Goal
Search the data below for the string "standalone". Extract every line that contains it.

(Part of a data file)
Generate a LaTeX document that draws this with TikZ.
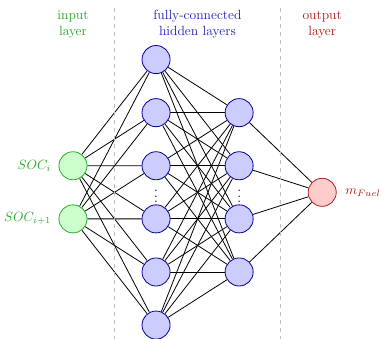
\documentclass[tikz,border=0pt]{standalone}
\usepackage{amsmath}
\usetikzlibrary{positioning, calc, backgrounds}
\definecolor{CapaVerde}{RGB}{40,170,40}
\definecolor{CapaAzul}{RGB}{40,40,190}
\definecolor{CapaRoja}{RGB}{180,30,30}

\begin{document}
\begin{tikzpicture}[
    neuron/.style={circle, draw, minimum size=0.74cm, inner sep=0pt, semithick},
    inp/.style={neuron, fill=green!20, draw=CapaVerde},
    hid/.style={neuron, fill=blue!20, draw=blue!60!black},
    outp/.style={neuron, fill=red!20, draw=CapaRoja},
    conn/.style={black, line width=0.6pt},
    sep/.style={dashed, gray!50, semithick},
    title/.style={align=center, font=\normalsize}
]
    \useasboundingbox (-1.924,-3.86) rectangle (8.12,5.07);
    % input layer
    \node[inp, label={[CapaVerde, label distance=2pt]left:$SOC_i$}] (in-1) at (0,0.7) {};
    \node[inp, label={[CapaVerde, label distance=2pt]left:$SOC_{i+1}$}] (in-2) at (0,-0.7) {};
    % hidden layers
    \foreach \i in {1,...,6}
        \node[hid] (ha-\i) at (2.19,{4.9-1.4*\i}) {};
    \foreach \i in {1,...,4}
        \node[hid] (hb-\i) at (4.38,{3.5-1.4*\i}) {};
    \node[inner sep=0pt] (dots-a) at (2.19,0) {$\vdots$};
    \node[inner sep=0pt] (dots-b) at (4.38,0) {$\vdots$};
    % output layer
    \node[outp, label={[CapaRoja, label distance=3pt]right:$m_{Fuel}$}] (out) at (6.57,0) {};
    % connections
    \begin{scope}[on background layer]
        \foreach \i in {1,2}
            \foreach \j in {1,...,6}
                \draw[conn] (in-\i) -- (ha-\j);
        \foreach \i in {1,...,6}
            \foreach \j in {1,...,4}
                \draw[conn] (ha-\i) -- (hb-\j);
        \foreach \j in {1,...,4}
            \draw[conn] (hb-\j) -- (out);
    \end{scope}
    % separators and titles
    \draw[sep] (1.08,4.86) -- (1.08,-3.86);
    \draw[sep] (5.48,4.86) -- (5.48,-3.86);
    \node[title, CapaVerde] (t-in) at (0,4.42) {input\\layer};
    \node[title, CapaAzul] (t-hid) at (3.28,4.42) {fully-connected\\hidden layers};
    \node[title, CapaRoja] (t-out) at (6.57,4.42) {output\\layer};
\end{tikzpicture}
\end{document}
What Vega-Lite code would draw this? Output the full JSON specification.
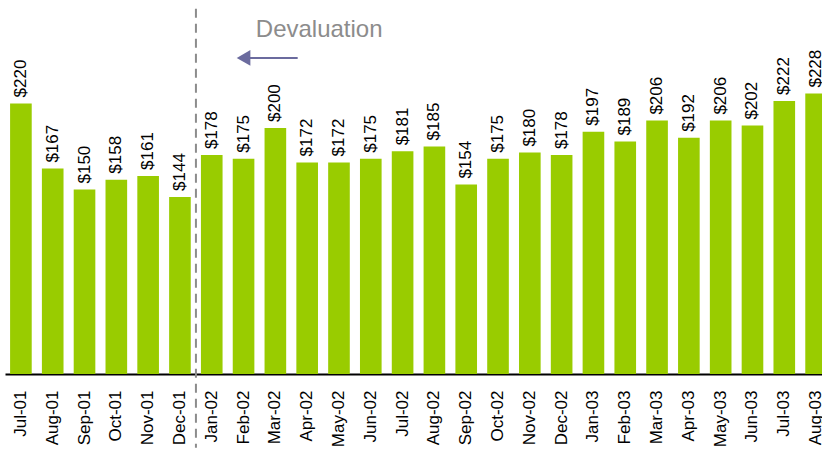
{
  "$schema": "https://vega.github.io/schema/vega-lite/v6.json",
  "width": 827,
  "height": 369,
  "background": "white",
  "config": {"view": {"stroke": null}, "font": "Liberation Sans"},
  "datasets": {
    "bars": [
      {"m": "Jul-01", "v": 220}, {"m": "Aug-01", "v": 167}, {"m": "Sep-01", "v": 150},
      {"m": "Oct-01", "v": 158}, {"m": "Nov-01", "v": 161}, {"m": "Dec-01", "v": 144},
      {"m": "Jan-02", "v": 178}, {"m": "Feb-02", "v": 175}, {"m": "Mar-02", "v": 200},
      {"m": "Apr-02", "v": 172}, {"m": "May-02", "v": 172}, {"m": "Jun-02", "v": 175},
      {"m": "Jul-02", "v": 181}, {"m": "Aug-02", "v": 185}, {"m": "Sep-02", "v": 154},
      {"m": "Oct-02", "v": 175}, {"m": "Nov-02", "v": 180}, {"m": "Dec-02", "v": 178},
      {"m": "Jan-03", "v": 197}, {"m": "Feb-03", "v": 189}, {"m": "Mar-03", "v": 206},
      {"m": "Apr-03", "v": 192}, {"m": "May-03", "v": 206}, {"m": "Jun-03", "v": 202},
      {"m": "Jul-03", "v": 222}, {"m": "Aug-03", "v": 228}
    ],
    "divider": [{"m": "Jan-02", "y1": 297, "y2": -60}],
    "note": [{"m": "Apr-02", "y": 274, "label": "Devaluation"}],
    "arrow": [{"m": "Feb-02", "m2": "Apr-02", "y": 257}]
  },
  "layer": [
    {
      "data": {"name": "bars"},
      "mark": {"type": "bar", "color": "#99cc00"},
      "encoding": {
        "x": {
          "field": "m", "type": "ordinal", "sort": null,
          "scale": {
            "domain": ["Jul-01","Aug-01","Sep-01","Oct-01","Nov-01","Dec-01","Jan-02","Feb-02","Mar-02","Apr-02","May-02","Jun-02","Jul-02","Aug-02","Sep-02","Oct-02","Nov-02","Dec-02","Jan-03","Feb-03","Mar-03","Apr-03","May-03","Jun-03","Jul-03","Aug-03"],
            "paddingInner": 0.32, "paddingOuter": 0.16
          },
          "axis": {
            "title": null, "labelAngle": -90, "labelFontSize": 17, "labelColor": "#000000",
            "labelFont": "Liberation Sans", "ticks": false, "labelPadding": 16,
            "domainColor": "#000000", "domainWidth": 2
          }
        },
        "y": {
          "field": "v", "type": "quantitative",
          "scale": {"domain": [0, 300], "nice": false},
          "axis": null
        }
      }
    },
    {
      "data": {"name": "bars"},
      "mark": {"type": "text", "angle": -90, "align": "left", "baseline": "middle", "dx": 6, "fontSize": 17, "color": "#000000"},
      "encoding": {
        "x": {"field": "m", "type": "ordinal"},
        "y": {"field": "v", "type": "quantitative"},
        "text": {"field": "v", "type": "quantitative", "format": "$d"}
      }
    },
    {
      "data": {"name": "divider"},
      "mark": {"type": "rule", "color": "#8c8c8c", "strokeWidth": 2, "strokeDash": [9, 6], "xOffset": -5},
      "encoding": {
        "x": {"field": "m", "type": "ordinal", "bandPosition": 0},
        "y": {"field": "y1", "type": "quantitative"},
        "y2": {"field": "y2"}
      }
    },
    {
      "data": {"name": "note"},
      "mark": {"type": "text", "align": "center", "baseline": "alphabetic", "fontSize": 24, "color": "#8c8c8c", "dx": 12},
      "encoding": {
        "x": {"field": "m", "type": "ordinal"},
        "y": {"field": "y", "type": "quantitative"},
        "text": {"field": "label"}
      }
    },
    {
      "data": {"name": "arrow"},
      "mark": {"type": "rule", "color": "#6b6b9e", "strokeWidth": 2, "x2Offset": -9.5},
      "encoding": {
        "x": {"field": "m", "type": "ordinal"},
        "x2": {"field": "m2"},
        "y": {"field": "y", "type": "quantitative"}
      }
    },
    {
      "data": {"name": "arrow"},
      "mark": {"type": "point", "shape": "triangle-left", "filled": true, "size": 250, "color": "#6b6b9e", "opacity": 1},
      "encoding": {
        "x": {"field": "m", "type": "ordinal"},
        "y": {"field": "y", "type": "quantitative"}
      }
    }
  ]
}
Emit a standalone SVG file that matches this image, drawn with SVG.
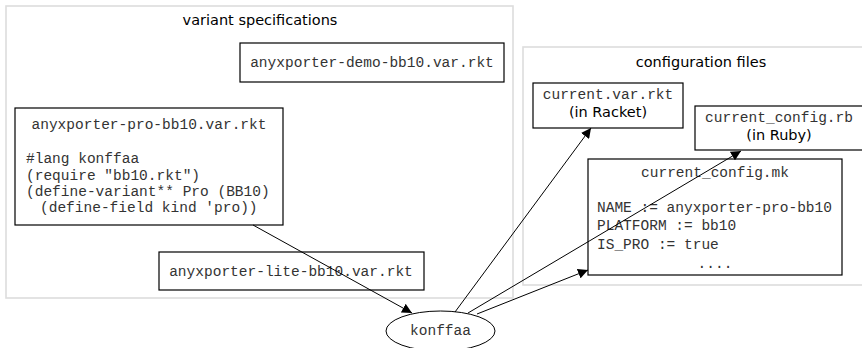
<svg xmlns="http://www.w3.org/2000/svg" width="862" height="348" viewBox="0 0 862 348">
  <style>
    .cluster { fill: #ffffff; stroke: #dddddd; stroke-width: 1.6; }
    .box { fill: #ffffff; stroke: #000000; stroke-width: 1.2; }
    .mono { font-family: "Liberation Mono", "Courier New", monospace; font-size: 14.5px; fill: #333333; }
    .sans { font-family: "DejaVu Sans", "Liberation Sans", sans-serif; font-size: 14.5px; fill: #000000; }
    .mid { text-anchor: middle; }
    .edge { fill: none; stroke: #000000; stroke-width: 1; }
  </style>
  <defs>
    <marker id="arrow" viewBox="0 0 10 10" refX="10" refY="5" markerWidth="10" markerHeight="10" markerUnits="userSpaceOnUse" orient="auto">
      <path d="M0,0 L10,5 L0,10 z" fill="#000000"/>
    </marker>
  </defs>
  <rect width="862" height="348" fill="#ffffff"/>

  <!-- clusters -->
  <g id="cluster-variants">
    <rect class="cluster" x="6" y="6" width="507" height="292"/>
    <text class="sans mid" x="260" y="25">variant specifications</text>
  </g>
  <g id="cluster-config">
    <rect class="cluster" x="523" y="47" width="350" height="238"/>
    <text class="sans mid" x="701" y="67">configuration files</text>
  </g>

  <g id="demo">
    <rect class="box" x="240" y="43" width="264" height="39"/>
    <text class="mono mid" x="372" y="67">anyxporter-demo-bb10.var.rkt</text>
  </g>

  <g id="pro">
    <rect class="box" x="15" y="108" width="268" height="117"/>
    <text class="mono mid" x="149" y="129">anyxporter-pro-bb10.var.rkt</text>
    <text class="mono" x="26" y="163">#lang konffaa</text>
    <text class="mono" x="26" y="180">(require "bb10.rkt")</text>
    <text class="mono" x="26" y="196">(define-variant** Pro (BB10)</text>
    <text class="mono" x="40" y="212">(define-field kind 'pro))</text>
  </g>

  <g id="lite">
    <rect class="box" x="159" y="252" width="265" height="38"/>
    <text class="mono mid" x="291" y="276">anyxporter-lite-bb10.var.rkt</text>
  </g>

  <g id="konffaa">
    <ellipse cx="440.5" cy="331" rx="54.5" ry="20" fill="#ffffff" stroke="#000000" stroke-width="1"/>
    <text class="mono mid" x="440.5" y="335">konffaa</text>
  </g>

  <g id="current-var">
    <rect class="box" x="533" y="83" width="150" height="45"/>
    <text class="mono mid" x="608" y="99">current.var.rkt</text>
    <text class="sans mid" x="608" y="117">(in Racket)</text>
  </g>

  <g id="current-rb">
    <rect class="box" x="695" y="106" width="169" height="44"/>
    <text class="mono mid" x="779" y="122">current_config.rb</text>
    <text class="sans mid" x="779" y="140">(in Ruby)</text>
  </g>

  <g id="current-mk">
    <rect class="box" x="588" y="159" width="254" height="116"/>
    <text class="mono mid" x="715" y="177">current_config.mk</text>
    <text class="mono" x="597" y="212">NAME := anyxporter-pro-bb10</text>
    <text class="mono" x="597" y="230">PLATFORM := bb10</text>
    <text class="mono" x="597" y="249">IS_PRO := true</text>
    <text class="mono mid" x="715" y="268">....</text>
  </g>

  <!-- connectors, drawn on top of the boxes they cross -->
  <g id="connectors">
    <line class="edge" x1="253" y1="225" x2="412" y2="313" marker-end="url(#arrow)"/>
    <line class="edge" x1="455" y1="312" x2="591" y2="128" marker-end="url(#arrow)"/>
    <line class="edge" x1="468" y1="313" x2="741" y2="151" marker-end="url(#arrow)"/>
    <line class="edge" x1="477" y1="314" x2="588" y2="270" marker-end="url(#arrow)"/>
  </g>
</svg>
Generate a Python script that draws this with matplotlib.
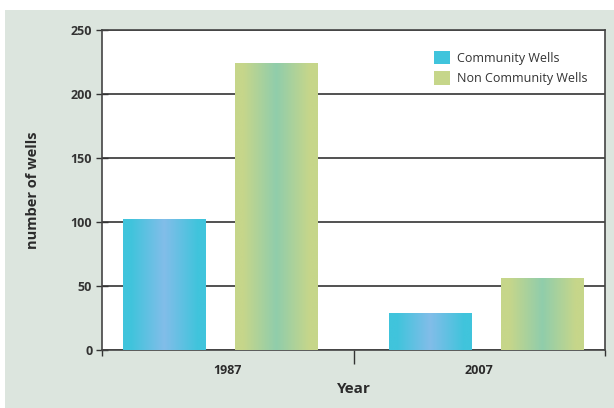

Output of the task
\documentclass[tikz,border=0pt]{standalone}
Emit a standalone SVG file that matches this image, drawn with SVG.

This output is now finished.